Given the availability of the measured parameters, we only considered reactions that directly consume NOx and HOx to produce HONO. Experiments still ongoing in the atmospheric simulation chamber SAPHIR (Simulation of Atmospheric Photochemistry In a large Reaction Chamber) at our institute imply that none of these reactions (including HO2⋅H2O + NO2) can substantially contribute to the HONO formation. This is in agreement with the results by Ye et al. If the process producing HONO is not related to the consumption of HOx radicals, we agree with the conclusion by Ye et al. that HONO should remain an important net OH precursor.

Furthermore, Ye et al. suggest particulate nitrate photolysis as a potential HONO source under our measurement conditions. Particulate nitrate photolysis is an external source of HONO and was therefore not considered in our work. During the Pan-European Gas-Aerosols Climate Interaction Study (PEGASOS) field campaign in the Po Valley [see Section 1.1 in the supplementary materials of (5)], the spatial distribution of aerosol composition was measured on a number of flights. The average particulate nitrate concentration in the residual layer was ~1 to 2 μg m−3 (7). If we assume that the observed HONO was formed exclusively from photolysis of particulate nitrate, the required photolysis frequency would be ~3 × 10−4 s−1, which is an order of magnitude greater than that reported in the literature for surface adsorbed HNO3 under full sun conditions (8). Substantial HONO formation by nitrate photolysis is therefore unlikely.

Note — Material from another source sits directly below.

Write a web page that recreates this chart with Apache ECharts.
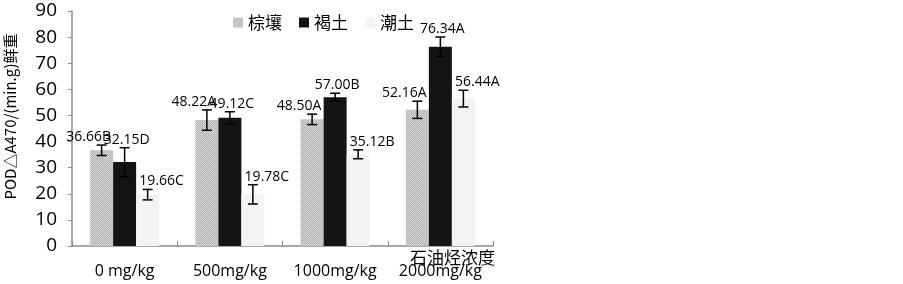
<!DOCTYPE html>
<html>
<head>
<meta charset="utf-8">
<script src="https://cdn.jsdelivr.net/npm/echarts@6/dist/echarts.min.js"></script>
<style>
  html, body { margin: 0; padding: 0; background: #fff; }
  #main { width: 903px; height: 284px; }
</style>
</head>
<body>
<div id="main"></div>
<script>
// data
const categories = ['0 mg/kg', '500mg/kg', '1000mg/kg', '2000mg/kg'];
const seriesNames = ['棕壤', '褐土', '潮土'];
const zongrang = [36.66, 48.22, 48.50, 52.16];
const hetu = [32.15, 49.12, 57.00, 76.34];
const chaotu = [19.66, 19.78, 35.12, 56.44];
const zongrangErr = [2.0, 3.9, 2.0, 3.3];
const hetuErr = [5.5, 2.3, 1.5, 3.7];
const chaotuErr = [2.0, 3.7, 1.7, 3.2];
const zongrangTag = ['B', 'A', 'A', 'A'];
const hetuTag = ['D', 'C', 'B', 'A'];
const chaotuTag = ['C', 'C', 'B', 'A'];
const yTicks = [0, 90, 10]; // min, max, step

const FONT = '"Open Sans", sans-serif';
const CJK = '"Noto Sans CJK SC", sans-serif';
const BAR_W = 23;

// fine hatch used for 棕壤
function hatch() {
  const c = document.createElement('canvas');
  c.width = 2; c.height = 2;
  const g = c.getContext('2d');
  g.fillStyle = '#d6d6d6';
  g.fillRect(0, 0, 2, 2);
  g.fillStyle = '#b2b2b2';
  g.fillRect(0, 1, 1, 1);
  g.fillRect(1, 0, 1, 1);
  return c;
}

const barColors = [{ image: hatch(), repeat: 'repeat' }, '#141414', '#f3f3f3'];
const values = [zongrang, hetu, chaotu];
const errs = [zongrangErr, hetuErr, chaotuErr];
const tags = [zongrangTag, hetuTag, chaotuTag];
const labelShift = [-13, 2, 14];

function errSeries(k) {
  const offset = (k - 1) * BAR_W;
  return {
    type: 'custom',
    name: seriesNames[k] + '误差',
    z: 5,
    encode: { x: 0, y: 1 },
    data: values[k].map((v, i) => [i, v, errs[k][i]]),
    renderItem: function (params, api) {
      const i = api.value(0), v = api.value(1), e = api.value(2);
      const top = api.coord([i, v + e]);
      const bot = api.coord([i, v - e]);
      const x = top[0] + offset;
      const cap = 5;
      const ls = { stroke: '#000', lineWidth: 1.5 };
      return {
        type: 'group',
        children: [
          { type: 'line', shape: { x1: x, y1: top[1], x2: x, y2: bot[1] }, style: ls },
          { type: 'line', shape: { x1: x - cap, y1: top[1], x2: x + cap, y2: top[1] }, style: ls },
          { type: 'line', shape: { x1: x - cap, y1: bot[1], x2: x + cap, y2: bot[1] }, style: ls },
          {
            type: 'text',
            x: x + labelShift[k],
            y: top[1] - 1,
            style: {
              text: v.toFixed(2) + tags[k][i],
              align: 'center',
              verticalAlign: 'bottom',
              fontSize: 14,
              fontFamily: FONT,
              fill: '#000'
            }
          }
        ]
      };
    }
  };
}

const chart = echarts.init(document.getElementById('main'));
chart.setOption({
  animation: false,
  backgroundColor: '#fff',
  grid: { left: 72, right: 410, top: 11, bottom: 38 },
  legend: {
    data: seriesNames,
    left: 228,
    top: 9,
    itemWidth: 10,
    itemHeight: 10,
    itemGap: 17,
    icon: 'rect',
    textStyle: { fontSize: 17, fontFamily: CJK, color: '#000' }
  },
  xAxis: {
    type: 'category',
    data: categories,
    name: '石油烃浓度',
    nameLocation: 'end',
    nameGap: -83,
    nameMoveOverlap: false,
    nameTextStyle: {
      verticalAlign: 'top',
      padding: [3, 0, 0, 0],
      fontSize: 17,
      fontFamily: CJK,
      color: '#000'
    },
    axisLine: { lineStyle: { color: '#8c8c8c', width: 1.5 } },
    axisTick: { show: true, inside: true, length: 5, lineStyle: { color: '#8c8c8c' } },
    axisLabel: { interval: 0, hideOverlap: false, fontSize: 16, fontFamily: FONT, color: '#000', margin: 17 }
  },
  yAxis: {
    type: 'value',
    min: yTicks[0],
    max: yTicks[1],
    interval: yTicks[2],
    name: 'POD△A470/(min.g)鲜重',
    nameLocation: 'middle',
    nameGap: 54,
    nameTextStyle: { fontSize: 15, fontFamily: CJK, color: '#000', padding: [0, 0, 0, 24] },
    axisLine: { show: true, lineStyle: { color: '#8c8c8c', width: 1.5 } },
    axisTick: { show: true, length: 4, lineStyle: { color: '#8c8c8c' } },
    splitLine: { show: false },
    axisLabel: { fontSize: 19, fontFamily: FONT, color: '#000', margin: 15 }
  },
  series: [
    { type: 'bar', name: seriesNames[0], data: zongrang, barWidth: BAR_W, barGap: '0%', itemStyle: { color: barColors[0] } },
    { type: 'bar', name: seriesNames[1], data: hetu, barWidth: BAR_W, barGap: '0%', itemStyle: { color: barColors[1] } },
    { type: 'bar', name: seriesNames[2], data: chaotu, barWidth: BAR_W, barGap: '0%', itemStyle: { color: barColors[2] } },
    errSeries(0),
    errSeries(1),
    errSeries(2)
  ]
});
</script>
</body>
</html>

Regarding potentially missing NOx sinks in our model, we note that the full RACM-MIM-GK mechanism (9) was applied. In addition to the OH + NO2 reaction, the formation of organic nitrates (RONO2) and peroxyacyl nitrates (PANs) is included in the mechanism as NOx sinks. Moreover, the model calculations for NOx [i.e., model scenario M2 and M3 in figure 3 of (5)] are constrained by measured OH, trace gases, relative humidity, temperature, pressure, and photolysis frequencies [see section 1.2 in the supplementary materials of (5)]. In general, our model calculations show that the NOx sinks during our observations are dominated by the OH + NO2 reaction. We did not measure alkylperoxy radicals (RO2), PANs, or bromine monoxide (BrO) during the field campaign. However, based on the model scenario assuming externally formed HONO [i.e., model scenario M2 in figure 3 of (5)], we performed additional sensitivity studies on the NOx sinks as suggested by Ye et al. To explain the discrepancy between the measured and modeled NOx concentration via formation of RONO2, precursor volatile organic compound concentrations would be required to be an order of magnitude higher than the measured values. This results in modeled OH reactivities that are three times greater than measured. Note that for model calculations shown in figure 3 and 4 in (5), given the accuracy of OH reactivity measurement, good agreement is always found between the modeled and measured values. The formation of PANs shows minor influence on the NOx simulation. When we change the initial PANs concentration from 200 parts per trillion (ppt) to 0 in the model, the calculated NOx concentration only decreases by less than 10%. When we include the formation and photolysis of BrONO2 and set the BrO concentration to a constant value of 3 ppt, the modeled NOx concentration decreases by ~10% and thus still remains significantly higher than the measured values. The match between the modeled and measured NOx concentration can only be reached if the BrO concentration is higher than 30 ppt. High BrO concentrations are usually found under maritime conditions. According to (10), which is cited by Ye et al., a BrO concentration of 3 ppt is a very high value even for a coastal environment. Because our observation area is 100 km away from the Mediterranean coastline, we do not expect high BrO concentrations.

In summary, we do agree with Ye et al. that the specific HO2⋅H2O + NO2 reaction is not an important HONO source, but our main conclusion that HONO is from a gas-phase source that consumes NOx and is not related to processes at Earth’s surface remains valid for the investigated Po Valley region.